I lived in Moscow in the early 2000s. I’ve been to 7 of the 15 former Soviet Union countries (including an autonomous separatist region on the border of Ukraine). I spent years studying Russian, persistently trying to translate Pushkin (though to be honest, with little success). 
It is the only place I’ve ever been where people actually think I’m local. Having a name like Anya didn’t hurt either. 
Your editor in Moscow, 2002
It is the culture I admire. My heart swells when I listen to Prokofiev and Tchaikovsky. I adore Chagall and Kandinsky. Dostoevsky and Tolstoy forever compete in the indecisive competition for favorite author. (The latter is currently winning). 
Trying to understand Russia and Russians is a lifetime endeavor. It is so both familiar and exotic, both East and West, both ‘civilized’ and ‘barbaric’. 
It makes one wonder if this is the moment to go in the reverse of War and Peace… to ‘De-Russify’ (Orlando Figes’ excellent Natasha’s Dance beautifully explained this process in Tolstoy’s masterpiece).
And yet, it seems clear enough to everyone involved… to the world looking in, to the Ukrainians both on the ground and fleeing… to the Russians at home, and even in battle… you can hate the invasion and not the Russians.
Bus Station in the separatist region, Transnistria, 2018
The reason for this is two fold. 
All things considered, Russia and Ukraine have a lot in common, as well as a great deal of shared history. In the words of Marina Zaloznaya, a good Ukrainian friend (who happens to be a Sociology professor specializing in corruption and political stability in Ukraine, Russia, and other post-Soviet republics):
“Culturally, religiously, and linguistically the differences are minimal,” she said. “Most people have a relative or two in the other country, so this is a tragedy that is comparable to a civil war.

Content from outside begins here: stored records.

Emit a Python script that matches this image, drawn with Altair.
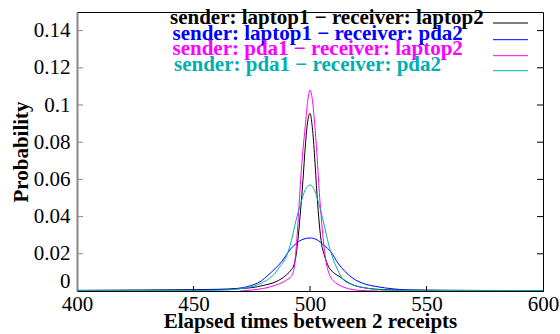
import altair as alt
import pandas as pd

# ---- data ----
series_names = [
    "sender: laptop1 \u2212 receiver: laptop2",
    "sender: laptop1 \u2212 receiver: pda2",
    "sender: pda1 \u2212 receiver: laptop2",
    "sender: pda1 \u2212 receiver: pda2",
]
series_colors = ["#000000", "#0000ff", "#ff00ff", "#00b0b0"]

black_x = [400, 430, 450, 460, 470, 475, 480, 485, 488, 490, 492, 493, 494, 495, 496, 497, 498, 499, 500,
           501, 502, 503, 504, 505, 506, 507, 508, 510, 513, 516, 519, 522, 528, 535, 550, 600]
black_y = [0.0003, 0.0005, 0.0007, 0.0009, 0.0013, 0.0018, 0.0030, 0.0048, 0.0068, 0.0088, 0.0115, 0.0135,
           0.0190, 0.0300, 0.0440, 0.0600, 0.0780, 0.0910, 0.0955, 0.0880, 0.0720, 0.0520, 0.0360, 0.0250,
           0.0200, 0.0160, 0.0130, 0.0100, 0.0075, 0.0048, 0.0030, 0.0020, 0.0010, 0.0006, 0.0004, 0.0002]

blue_x = [400, 440, 450, 460, 465, 470, 473, 476, 479, 482, 485, 488, 491, 494, 497, 500, 503, 506, 509,
          512, 515, 518, 521, 524, 528, 532, 536, 543, 560, 600]
blue_y = [0.0003, 0.0004, 0.0005, 0.0007, 0.0009, 0.0016, 0.0023, 0.0035, 0.0053, 0.0085, 0.0120, 0.0160,
          0.0215, 0.0255, 0.0278, 0.0285, 0.0275, 0.0245, 0.0210, 0.0150, 0.0105, 0.0072, 0.0050, 0.0036,
          0.0025, 0.0017, 0.0011, 0.0005, 0.0003, 0.0002]

magenta_x = [470, 475, 480, 485, 488, 490, 492, 493, 494, 495, 496, 497, 498, 499, 500, 501, 502, 503, 504,
             505, 506, 507, 508, 509, 510, 512, 515, 518, 522, 529]
magenta_y = [0.0, 0.0005, 0.0014, 0.0030, 0.0045, 0.0060, 0.0080, 0.0110, 0.0220, 0.0400, 0.0600, 0.0760,
             0.0890, 0.1020, 0.1080, 0.1030, 0.0900, 0.0730, 0.0530, 0.0370, 0.0240, 0.0150, 0.0100, 0.0070,
             0.0055, 0.0035, 0.0018, 0.0008, 0.0003, 0.0]

cyan_x = [400, 450, 460, 465, 470, 475, 478, 481, 484, 487, 490, 492, 494, 496, 498, 500, 502, 504, 506,
          508, 510, 512, 514, 517, 521, 526, 531, 540, 600]
cyan_y = [0.0002, 0.0003, 0.0004, 0.0006, 0.0012, 0.0024, 0.0036, 0.0055, 0.0082, 0.0130, 0.0190, 0.0270,
          0.0380, 0.0470, 0.0545, 0.0570, 0.0540, 0.0460, 0.0360, 0.0250, 0.0170, 0.0110, 0.0065, 0.0040,
          0.0024, 0.0012, 0.0005, 0.0003, 0.0002]

x_ticks = [400, 450, 500, 550, 600]
y_ticks = [0, 0.02, 0.04, 0.06, 0.08, 0.1, 0.12, 0.14]

# ---- build table ----
rows = []
for order, (name, xs, ys) in enumerate(zip(series_names,
                                           [black_x, blue_x, magenta_x, cyan_x],
                                           [black_y, blue_y, magenta_y, cyan_y])):
    for xv, yv in zip(xs, ys):
        rows.append({"series": name, "order": order, "t": xv, "p": yv})
df = pd.DataFrame(rows)

W, H = 466, 279
FONT = "Liberation Serif"

xscale = alt.Scale(domain=[400, 600], nice=False, zero=False)
yscale = alt.Scale(domain=[0, 0.15], nice=False)
cscale = alt.Scale(domain=series_names, range=series_colors)

x_axis = alt.Axis(
    title="Elapsed times between 2 receipts", values=x_ticks, tickSize=0, labelPadding=2,
    labelFlush=False, labelOverlap=False, grid=False, domainColor="#000000", domainWidth=1,
    labelFont=FONT, labelFontSize=21, labelColor="#000000",
    titleFont=FONT, titleFontSize=21, titleFontWeight="bold", titleColor="#000000", titlePadding=-4)
y_axis = alt.Axis(
    title="Probability", values=y_ticks, format="~g", tickSize=0, labelPadding=7,
    labelFlush=True, labelOverlap=False, grid=False, domainColor="#888888", domainWidth=2,
    labelFont=FONT, labelFontSize=21, labelColor="#000000",
    titleFont=FONT, titleFontSize=21, titleFontWeight="bold", titleColor="#000000", titlePadding=2)

lines = alt.Chart(df).mark_line(strokeWidth=1, interpolate="monotone", clip=True).encode(
    x=alt.X("t:Q", scale=xscale, axis=x_axis),
    y=alt.Y("p:Q", scale=yscale, axis=y_axis),
    color=alt.Color("series:N", scale=cscale, legend=None),
    detail="series:N",
    order="order:Q",
)

tick_df_x = pd.DataFrame({"t": x_ticks[1:-1]})
tick_df_y = pd.DataFrame({"p": y_ticks[1:]})

xticks = alt.Chart(tick_df_x).mark_rule(color="#000000", strokeWidth=1).encode(
    x=alt.X("t:Q", scale=xscale, axis=x_axis), y=alt.value(H), y2=alt.value(H - 5))
yticks_l = alt.Chart(tick_df_y).mark_rule(color="#888888", strokeWidth=1).encode(
    y=alt.Y("p:Q", scale=yscale, axis=y_axis), x=alt.value(0), x2=alt.value(6))
yticks_r = alt.Chart(tick_df_y).mark_rule(color="#000000", strokeWidth=1).encode(
    y=alt.Y("p:Q", scale=yscale, axis=y_axis), x=alt.value(W), x2=alt.value(W - 6))

# manual gnuplot-style key
key_text_x = [93, 95.5, 95.5, 97]
key_text_y = [12, 27.7, 42.7, 59]
key_line_y = [11, 27.7, 43.7, 58.7]
key_layers = []
for name, col, tx, ty, ly in zip(series_names, series_colors, key_text_x, key_text_y, key_line_y):
    kd = pd.DataFrame({"label": [name]})
    key_layers.append(alt.Chart(kd).mark_text(
        align="left", baseline="alphabetic", font=FONT, fontSize=21, fontWeight="bold", color=col
    ).encode(text="label:N", x=alt.value(tx), y=alt.value(ty)))
    key_layers.append(alt.Chart(kd).mark_rule(color=col, strokeWidth=1).encode(
        x=alt.value(416), x2=alt.value(451), y=alt.value(ly)))

chart = alt.layer(lines, xticks, yticks_l, yticks_r, *key_layers).properties(
    width=W, height=H,
    autosize=alt.AutoSizeParams(type="none"),
    padding={"left": 77, "top": 12, "right": 17, "bottom": 43},
    background="#ffffff",
).configure_view(stroke="#000000", strokeWidth=1)

chart.save("out.html", embed_options={"renderer": "svg", "actions": False})
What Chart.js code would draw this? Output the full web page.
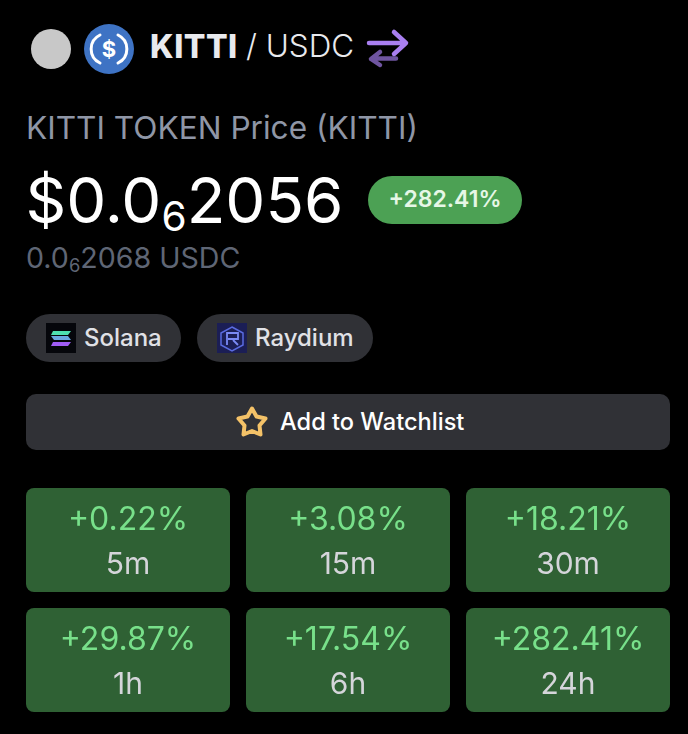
<!DOCTYPE html>
<html><head><meta charset="utf-8">
<script src="https://cdn.jsdelivr.net/npm/chart.js@4"></script>
<style>
html,body{margin:0;padding:0;background:#000;width:688px;height:734px;overflow:hidden;font-family:Inter,sans-serif}
.t{position:absolute;white-space:nowrap;line-height:1}
.box{position:absolute}
svg{position:absolute;overflow:visible}
canvas{position:absolute;left:18px}
sub{font-size:.64em;vertical-align:baseline;position:relative;top:.2em;line-height:0}
</style></head><body>
<div class="box" style="left:26px;top:314px;width:155px;height:48px;border-radius:24px;background:#303136"></div>
<div class="box" style="left:197px;top:314px;width:176px;height:48px;border-radius:24px;background:#303136"></div>
<div class="box" style="left:26px;top:394px;width:644px;height:56px;border-radius:10px;background:#303136"></div>
<div class="box" style="left:368px;top:176px;width:154px;height:48px;border-radius:24px;background:#4ca154"></div>
<svg style="left:0;top:0" width="688" height="734">
  <circle cx="51" cy="49" r="20" fill="#c8c8c8"/>
  <circle cx="109" cy="49" r="25" fill="#3e73c4"/>
  <path d="M100 35a15.5 15.5 0 0 0 0 28M118 35a15.5 15.5 0 0 1 0 28" fill="none" stroke="#fff" stroke-width="3" stroke-linecap="round"/>
  <text x="109" y="57" text-anchor="middle" font-family="Inter" font-weight="700" font-size="22" fill="#fff">$</text>
  <path d="M369 43H405M394 32L406 43L394 54" fill="none" stroke="#a97ff0" stroke-width="4.5" stroke-linecap="round" stroke-linejoin="round"/>
  <path d="M396 58.500H372M380 52L371 59L380 65" fill="none" stroke="#6f55a0" stroke-width="4.500" stroke-linecap="round" stroke-linejoin="round"/>
  <path d="M252 408.500L256.500 416.500L265.500 418.500L259.500 425.500L260.500 434.500L252 431L243.500 434.500L244.500 425.500L238.500 418.500L247.500 416.500Z" fill="none" stroke="#f4c268" stroke-width="4" stroke-linejoin="round"/>
  <rect x="46" y="323" width="30" height="30" fill="#05060b"/>
  <path d="M53 331H71L68 335H51Z" fill="#4ee0b0"/><path d="M51 336H68L71 340H54Z" fill="#6aa6e0"/><path d="M53 342H71L68 346H51Z" fill="#a05cf5"/>
  <rect x="217" y="323" width="30" height="30" fill="#1b1e55"/>
  <path d="M232 327L243 333V345L232 351L221 345V333Z" fill="none" stroke="#5a6be0" stroke-width="1.500"/>
  <path d="M227 345V333H238V339H228M233 340L238 345" fill="none" stroke="#7a8af5" stroke-width="1.800"/>
</svg>
<div class="t" style="left:150px;top:31px;font-size:32px;color:#e9eaee;font-weight:800;letter-spacing:.5px">KITTI</div>
<div class="t" style="left:246px;top:31px;font-size:31.400px;color:#e9eaee;font-weight:300">/ USDC</div>
<div class="t" style="left:26px;top:112px;font-size:31.600px;color:#8f96a6">KITTI TOKEN Price (KITTI)</div>
<div class="t" style="left:25.500px;top:168px;font-size:63.500px;color:#fff">$0.0<sub>6</sub>2056</div>
<div class="t" style="left:368px;top:188px;width:154px;text-align:center;font-size:23px;font-weight:600;color:#e6f7e6">+282.41%</div>
<div class="t" style="left:26px;top:244px;font-size:28.600px;color:#5f6675">0.0<sub>6</sub>2068 USDC</div>
<div class="t" style="left:84px;top:326px;font-size:24px;font-weight:500;color:#e0e1e6">Solana</div>
<div class="t" style="left:255px;top:326px;font-size:24px;font-weight:500;color:#e0e1e6">Raydium</div>
<div class="t" style="left:280px;top:410px;font-size:23.600px;font-weight:500;color:#fff">Add to Watchlist</div>
<canvas id="r1" width="660" height="104" style="top:488px"></canvas>
<canvas id="r2" width="660" height="104" style="top:608px"></canvas>
<script>
const row1Periods = ["5m","15m","30m"];
const row1Changes = [0.22,3.08,18.21];
const row2Periods = ["1h","6h","24h"];
const row2Changes = [29.87,17.54,282.41];
const tileColor = "#2f6134";
const changeColor = "#78e08a";
const periodColor = "#d5d5da";
function tileChart(id, periods, changes){
  return new Chart(document.getElementById(id),{
    type:"bar",
    data:{labels:periods,datasets:[{label:"Change %",data:periods.map(()=>[0,1]),backgroundColor:tileColor,borderWidth:0,borderRadius:8,borderSkipped:false,barPercentage:204/220,categoryPercentage:1}]},
    options:{responsive:false,animation:false,devicePixelRatio:1,layout:{padding:0},
      plugins:{legend:{display:false},tooltip:{enabled:false}},
      scales:{x:{display:false},y:{display:false,min:0,max:1}}},
    plugins:[{id:"tileText",afterDatasetsDraw(c){
      const g=c.ctx;g.save();g.textAlign="center";g.textBaseline="alphabetic";
      c.getDatasetMeta(0).data.forEach((b,i)=>{
        g.font="400 32px Inter";g.fillStyle=changeColor;
        g.fillText("+"+changes[i].toFixed(2)+"%",b.x,42);
        g.font="400 30px Inter";g.fillStyle=periodColor;
        g.fillText(periods[i],b.x,86);
      });g.restore();}}]
  });
}
tileChart("r1",row1Periods,row1Changes);
tileChart("r2",row2Periods,row2Changes);
</script>
</body></html>
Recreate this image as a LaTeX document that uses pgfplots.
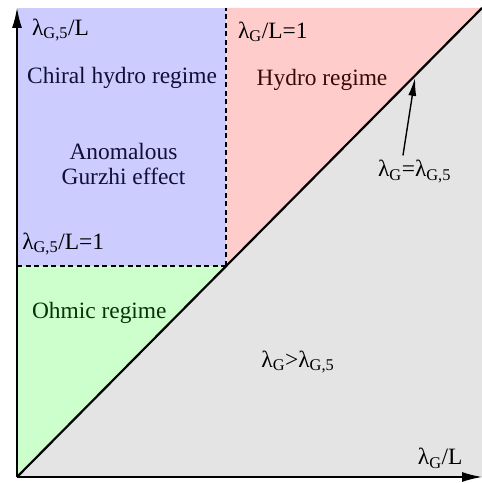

People are being asked to stand up and fight against their families a lot of the time.” 
Footage of civilians walking up to tanks and blocking the way (and not being run over) illustrate this perfectly. Not to mention the thousands and thousands of Russians protesting -at their own peril- the war.
It’s important to remember that during the USSR, people were moved all around the entire region. Just as the British Empire relocated Indians to the Caribbean and in Southern Africa (among many other peoples), so did the Soviets. This means the current state of ethnic groups is not very cut and dry, to say the least.
Visiting Europe’s “last dictatorship”, Belarus, 2018
The second reason is Putin. 
Fellow Tolstoy fans may recall the second epilogue in War and Peace describing the role of prominent leaders in the movement of history as either row boats tailing behind… or tug boats leading the way. 
Sadly, it certainly feels like Putin is the latter. 
But watching a once calculated man become frantic and desperate isn’t new. We all know power corrupts… and absolute power corrupts absolutely. In fact, it is at exactly moments like this that history, ancient included, can help us understand the situation. 
Tacitus and Dio suggest that Nero’s early rule, during which he listened to Seneca and Burrus, was quite competent.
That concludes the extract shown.